Robert Skidelsky's biography of Keynes describes a rare foray by Hayek into Keynes's stronghold in Cambridge 'in 1931 at the same time that the Circus in Cambridge was puzzling over the Treatise on Money which, of course drew completely opposite conclusions to Hayek: the slump was due to underinvestment, not overinvestment; the cure lay in increased spending, not saving.' After Hayek had spoken:
'His exposition was greeted with complete silence. Keynes was in London, but Richard Kahn, who was in the audience, felt he had to break the ice. 'Is it your view', he asked Hayek, 'that if I went out tomorrow and bought a new overcoat, that would increase unemployment?' 'Yes,' replied Hayek, turning to a blackboard full of triangles, 'but it would take a very long mathematical demonstration to explain why.' The contrast with Keynes's 'Whenever you save five shillings you put a man out of work for a day,' uttered on the wireless the same month, could not have been starker.' (4)
(4 ) Robert Skidelsky: John Maynard Keynes - The Economist as Saviour, 1920-1937, London, Macmillan Papermac, 1994, p. 456.
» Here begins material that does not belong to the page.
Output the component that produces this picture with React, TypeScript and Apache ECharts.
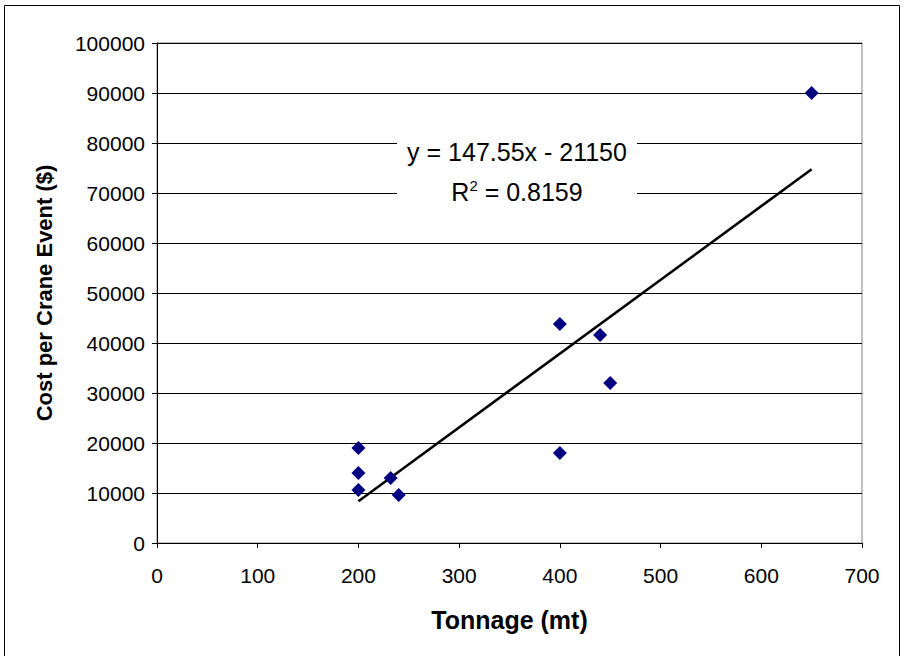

The twenty years Hayek spent in LSE, from 1931 to 1950, must have seemed like a period of total defeat. By 1950, Keynes was everywhere triumphant to the extent that his teaching had become almost synonymous with economics. Hayek went off to teach at the University of Chicago, perhaps the only university in the Anglo Saxon world where classical free market economics was still being taught as relevant to current economic policy rather than as an interesting historical phenomenon. In the 1970s, however, a process of reversal began, an intellectual challenge to the still dominant Keynesian consensus followed in the 1980s by a triumph of the Hayekian view, both in Britain under Margaret Thatcher and in the United States under Ronald Reagan. Later, though, I will be asking if this really was a triumph of Hayek's ideas.